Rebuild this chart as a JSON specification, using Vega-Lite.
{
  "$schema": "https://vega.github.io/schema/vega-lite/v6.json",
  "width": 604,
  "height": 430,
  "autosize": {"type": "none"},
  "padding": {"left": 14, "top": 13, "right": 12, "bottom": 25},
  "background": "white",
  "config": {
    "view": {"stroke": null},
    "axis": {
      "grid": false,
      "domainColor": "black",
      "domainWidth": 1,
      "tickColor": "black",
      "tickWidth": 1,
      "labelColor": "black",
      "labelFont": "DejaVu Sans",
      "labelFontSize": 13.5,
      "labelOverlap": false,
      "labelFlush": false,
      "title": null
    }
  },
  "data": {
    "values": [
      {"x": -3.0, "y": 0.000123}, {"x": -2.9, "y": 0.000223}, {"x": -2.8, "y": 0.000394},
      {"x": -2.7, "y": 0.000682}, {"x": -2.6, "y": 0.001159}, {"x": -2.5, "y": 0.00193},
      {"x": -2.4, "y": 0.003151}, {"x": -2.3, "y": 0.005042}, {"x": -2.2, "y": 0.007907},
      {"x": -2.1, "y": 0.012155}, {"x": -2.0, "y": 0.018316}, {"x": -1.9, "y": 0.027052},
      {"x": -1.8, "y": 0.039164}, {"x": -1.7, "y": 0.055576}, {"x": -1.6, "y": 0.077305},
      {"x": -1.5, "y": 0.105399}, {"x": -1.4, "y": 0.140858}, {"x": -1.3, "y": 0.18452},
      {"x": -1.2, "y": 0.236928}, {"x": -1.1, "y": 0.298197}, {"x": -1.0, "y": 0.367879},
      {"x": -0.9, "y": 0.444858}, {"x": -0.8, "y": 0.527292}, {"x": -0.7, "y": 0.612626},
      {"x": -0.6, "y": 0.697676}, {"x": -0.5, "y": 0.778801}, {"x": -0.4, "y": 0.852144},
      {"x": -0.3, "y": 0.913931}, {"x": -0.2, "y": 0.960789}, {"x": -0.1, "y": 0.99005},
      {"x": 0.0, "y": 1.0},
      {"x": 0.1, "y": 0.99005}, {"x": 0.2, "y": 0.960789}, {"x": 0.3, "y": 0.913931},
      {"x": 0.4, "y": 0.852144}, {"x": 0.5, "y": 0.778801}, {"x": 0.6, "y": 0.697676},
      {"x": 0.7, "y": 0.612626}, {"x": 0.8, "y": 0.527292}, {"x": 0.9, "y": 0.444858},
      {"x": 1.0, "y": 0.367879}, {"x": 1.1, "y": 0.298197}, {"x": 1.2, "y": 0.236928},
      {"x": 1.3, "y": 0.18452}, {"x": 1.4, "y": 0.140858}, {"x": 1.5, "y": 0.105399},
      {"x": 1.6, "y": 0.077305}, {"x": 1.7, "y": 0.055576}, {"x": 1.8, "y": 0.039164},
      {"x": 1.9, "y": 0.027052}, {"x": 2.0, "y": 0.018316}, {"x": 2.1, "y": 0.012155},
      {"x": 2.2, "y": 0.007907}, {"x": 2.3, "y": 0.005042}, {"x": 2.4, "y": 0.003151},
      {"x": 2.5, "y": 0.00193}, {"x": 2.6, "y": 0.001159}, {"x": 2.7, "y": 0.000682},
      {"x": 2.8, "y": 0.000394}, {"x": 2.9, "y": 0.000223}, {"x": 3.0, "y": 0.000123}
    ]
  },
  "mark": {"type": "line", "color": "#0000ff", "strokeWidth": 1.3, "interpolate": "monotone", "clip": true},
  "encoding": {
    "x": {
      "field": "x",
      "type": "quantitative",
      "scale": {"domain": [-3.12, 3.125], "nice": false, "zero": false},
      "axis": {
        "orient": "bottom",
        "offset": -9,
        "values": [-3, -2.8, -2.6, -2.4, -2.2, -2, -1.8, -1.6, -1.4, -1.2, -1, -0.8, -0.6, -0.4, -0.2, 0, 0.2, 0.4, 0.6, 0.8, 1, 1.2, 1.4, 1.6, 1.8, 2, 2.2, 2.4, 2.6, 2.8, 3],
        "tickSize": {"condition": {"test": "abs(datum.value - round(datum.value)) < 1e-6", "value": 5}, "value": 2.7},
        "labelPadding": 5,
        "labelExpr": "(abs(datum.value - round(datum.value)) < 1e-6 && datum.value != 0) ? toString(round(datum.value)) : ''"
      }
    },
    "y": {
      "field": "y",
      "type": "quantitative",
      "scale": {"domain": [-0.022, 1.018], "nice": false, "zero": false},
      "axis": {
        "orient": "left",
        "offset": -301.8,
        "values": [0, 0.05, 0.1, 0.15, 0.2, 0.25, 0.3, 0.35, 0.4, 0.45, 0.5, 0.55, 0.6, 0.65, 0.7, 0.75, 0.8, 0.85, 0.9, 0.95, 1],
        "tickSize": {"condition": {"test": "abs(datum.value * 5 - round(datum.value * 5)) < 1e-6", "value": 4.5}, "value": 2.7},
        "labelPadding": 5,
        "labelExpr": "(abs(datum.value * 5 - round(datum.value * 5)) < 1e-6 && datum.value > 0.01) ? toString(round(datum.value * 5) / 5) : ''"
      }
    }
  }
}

○ ○ ○

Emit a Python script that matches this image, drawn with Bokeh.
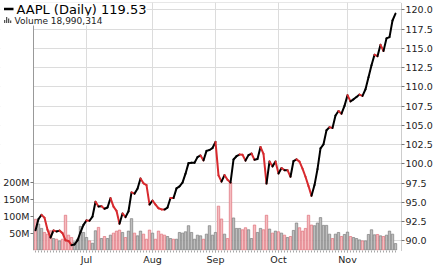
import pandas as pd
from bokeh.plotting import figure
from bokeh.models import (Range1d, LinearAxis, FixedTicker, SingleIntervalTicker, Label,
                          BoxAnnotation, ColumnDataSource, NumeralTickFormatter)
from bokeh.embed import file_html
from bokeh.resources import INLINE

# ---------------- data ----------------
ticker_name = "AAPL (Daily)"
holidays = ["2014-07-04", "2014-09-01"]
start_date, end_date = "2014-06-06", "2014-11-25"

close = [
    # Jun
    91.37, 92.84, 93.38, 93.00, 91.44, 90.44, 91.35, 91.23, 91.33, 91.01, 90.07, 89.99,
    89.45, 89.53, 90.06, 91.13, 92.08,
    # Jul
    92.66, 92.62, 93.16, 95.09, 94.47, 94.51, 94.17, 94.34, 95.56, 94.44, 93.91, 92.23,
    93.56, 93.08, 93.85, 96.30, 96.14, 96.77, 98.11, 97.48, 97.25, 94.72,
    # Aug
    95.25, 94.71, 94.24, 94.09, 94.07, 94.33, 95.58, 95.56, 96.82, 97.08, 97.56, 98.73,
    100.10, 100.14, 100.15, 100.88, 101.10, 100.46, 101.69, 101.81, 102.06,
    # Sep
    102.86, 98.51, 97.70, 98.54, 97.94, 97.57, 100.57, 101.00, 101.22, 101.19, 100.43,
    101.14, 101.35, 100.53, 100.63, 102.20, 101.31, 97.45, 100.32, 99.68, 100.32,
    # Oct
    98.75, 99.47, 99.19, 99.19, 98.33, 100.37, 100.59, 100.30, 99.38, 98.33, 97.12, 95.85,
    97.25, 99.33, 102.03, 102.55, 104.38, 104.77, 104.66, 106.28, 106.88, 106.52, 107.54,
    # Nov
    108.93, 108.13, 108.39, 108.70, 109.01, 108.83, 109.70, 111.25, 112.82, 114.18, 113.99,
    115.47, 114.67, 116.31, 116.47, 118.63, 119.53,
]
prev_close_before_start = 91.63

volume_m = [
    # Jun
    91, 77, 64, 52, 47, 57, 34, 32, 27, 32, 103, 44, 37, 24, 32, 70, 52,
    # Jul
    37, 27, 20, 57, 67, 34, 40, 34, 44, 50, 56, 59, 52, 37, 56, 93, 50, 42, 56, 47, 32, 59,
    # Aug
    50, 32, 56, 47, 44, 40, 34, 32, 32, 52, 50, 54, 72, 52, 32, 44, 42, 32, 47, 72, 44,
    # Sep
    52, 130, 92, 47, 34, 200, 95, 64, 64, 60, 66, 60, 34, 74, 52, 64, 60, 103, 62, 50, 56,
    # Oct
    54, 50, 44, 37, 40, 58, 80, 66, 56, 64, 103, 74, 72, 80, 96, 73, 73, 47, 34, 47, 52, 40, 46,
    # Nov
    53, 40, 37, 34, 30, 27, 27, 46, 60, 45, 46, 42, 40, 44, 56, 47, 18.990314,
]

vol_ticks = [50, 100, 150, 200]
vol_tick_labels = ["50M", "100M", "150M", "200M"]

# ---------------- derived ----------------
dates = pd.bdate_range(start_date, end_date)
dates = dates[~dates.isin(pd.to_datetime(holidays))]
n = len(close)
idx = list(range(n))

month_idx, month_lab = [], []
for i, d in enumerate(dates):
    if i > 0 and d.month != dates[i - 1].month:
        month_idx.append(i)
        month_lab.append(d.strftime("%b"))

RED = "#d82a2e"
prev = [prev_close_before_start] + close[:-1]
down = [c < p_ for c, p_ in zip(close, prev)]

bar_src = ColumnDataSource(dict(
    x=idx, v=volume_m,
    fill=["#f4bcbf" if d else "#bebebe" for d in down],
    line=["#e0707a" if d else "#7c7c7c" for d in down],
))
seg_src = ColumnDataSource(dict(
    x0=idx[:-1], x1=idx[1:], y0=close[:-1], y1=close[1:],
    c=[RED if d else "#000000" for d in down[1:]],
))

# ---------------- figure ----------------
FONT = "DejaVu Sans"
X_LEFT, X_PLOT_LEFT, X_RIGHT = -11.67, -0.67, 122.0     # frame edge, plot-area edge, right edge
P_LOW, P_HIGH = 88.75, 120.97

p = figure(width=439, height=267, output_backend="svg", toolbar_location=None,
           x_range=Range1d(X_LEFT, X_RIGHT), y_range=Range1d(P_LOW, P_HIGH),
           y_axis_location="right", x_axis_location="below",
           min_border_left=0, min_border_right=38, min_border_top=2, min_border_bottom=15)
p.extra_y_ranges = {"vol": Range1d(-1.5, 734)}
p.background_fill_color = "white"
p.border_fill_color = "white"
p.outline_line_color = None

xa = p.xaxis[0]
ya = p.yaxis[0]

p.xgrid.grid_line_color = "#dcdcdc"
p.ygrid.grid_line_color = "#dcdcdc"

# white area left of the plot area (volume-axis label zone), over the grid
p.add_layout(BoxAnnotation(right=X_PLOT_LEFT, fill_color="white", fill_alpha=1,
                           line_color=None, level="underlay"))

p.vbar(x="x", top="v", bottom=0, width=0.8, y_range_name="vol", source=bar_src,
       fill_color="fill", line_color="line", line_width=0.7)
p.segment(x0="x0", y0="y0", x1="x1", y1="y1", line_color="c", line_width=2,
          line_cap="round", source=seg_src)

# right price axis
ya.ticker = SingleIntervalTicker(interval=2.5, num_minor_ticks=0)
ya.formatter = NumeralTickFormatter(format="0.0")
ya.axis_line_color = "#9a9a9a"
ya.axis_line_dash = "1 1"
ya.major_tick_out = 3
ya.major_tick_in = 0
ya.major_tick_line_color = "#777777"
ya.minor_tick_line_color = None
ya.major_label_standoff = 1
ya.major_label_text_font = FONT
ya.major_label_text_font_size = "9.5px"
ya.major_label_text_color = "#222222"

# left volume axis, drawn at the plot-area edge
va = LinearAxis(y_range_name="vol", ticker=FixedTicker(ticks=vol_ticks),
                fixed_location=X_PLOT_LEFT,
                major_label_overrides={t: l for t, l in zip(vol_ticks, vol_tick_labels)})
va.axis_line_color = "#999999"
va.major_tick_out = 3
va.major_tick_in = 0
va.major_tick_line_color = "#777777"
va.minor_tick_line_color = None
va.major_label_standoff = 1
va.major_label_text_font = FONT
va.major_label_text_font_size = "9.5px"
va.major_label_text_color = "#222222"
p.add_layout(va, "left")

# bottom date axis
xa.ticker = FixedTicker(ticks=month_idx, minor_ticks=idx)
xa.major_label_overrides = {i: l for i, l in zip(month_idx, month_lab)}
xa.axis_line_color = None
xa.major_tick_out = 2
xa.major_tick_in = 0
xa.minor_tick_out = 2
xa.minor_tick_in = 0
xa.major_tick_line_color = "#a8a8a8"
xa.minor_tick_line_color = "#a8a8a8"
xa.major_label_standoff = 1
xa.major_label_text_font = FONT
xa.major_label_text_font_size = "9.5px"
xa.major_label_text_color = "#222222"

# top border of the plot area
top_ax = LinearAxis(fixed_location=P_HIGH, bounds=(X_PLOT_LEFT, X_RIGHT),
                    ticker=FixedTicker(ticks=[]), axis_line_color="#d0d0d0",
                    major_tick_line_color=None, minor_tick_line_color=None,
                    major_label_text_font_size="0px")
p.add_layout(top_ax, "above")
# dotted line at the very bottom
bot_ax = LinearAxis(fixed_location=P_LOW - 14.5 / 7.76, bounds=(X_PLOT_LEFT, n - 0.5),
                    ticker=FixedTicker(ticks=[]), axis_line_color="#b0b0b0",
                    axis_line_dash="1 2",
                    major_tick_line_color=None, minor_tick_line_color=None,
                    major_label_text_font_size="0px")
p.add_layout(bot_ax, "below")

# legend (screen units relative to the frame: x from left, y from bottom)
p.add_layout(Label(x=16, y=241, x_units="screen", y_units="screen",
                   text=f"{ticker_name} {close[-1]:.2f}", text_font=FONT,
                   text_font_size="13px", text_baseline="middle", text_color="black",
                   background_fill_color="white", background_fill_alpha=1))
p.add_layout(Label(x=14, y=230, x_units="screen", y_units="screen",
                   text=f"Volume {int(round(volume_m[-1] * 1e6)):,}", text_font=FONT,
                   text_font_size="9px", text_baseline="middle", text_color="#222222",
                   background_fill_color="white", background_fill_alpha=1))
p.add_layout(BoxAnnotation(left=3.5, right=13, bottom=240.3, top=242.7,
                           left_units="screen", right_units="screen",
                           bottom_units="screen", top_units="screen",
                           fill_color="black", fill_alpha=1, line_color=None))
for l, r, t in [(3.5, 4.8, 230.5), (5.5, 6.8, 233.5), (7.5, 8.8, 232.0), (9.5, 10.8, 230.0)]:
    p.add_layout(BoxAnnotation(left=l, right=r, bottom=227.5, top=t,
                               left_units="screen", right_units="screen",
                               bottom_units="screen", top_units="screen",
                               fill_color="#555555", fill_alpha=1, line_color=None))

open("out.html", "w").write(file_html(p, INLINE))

○ ○ ○

SET EXERCISE - Leave out every picture, then retype exactly the lines from the one containing "Emit a Python" through the one containing "from bokeh.resources import INLINE".

RESULT OF THE TASK -
Emit a Python script that matches this image, drawn with Bokeh.
import pandas as pd
from bokeh.plotting import figure
from bokeh.models import (Range1d, LinearAxis, FixedTicker, SingleIntervalTicker, Label,
                          BoxAnnotation, ColumnDataSource, NumeralTickFormatter)
from bokeh.embed import file_html
from bokeh.resources import INLINE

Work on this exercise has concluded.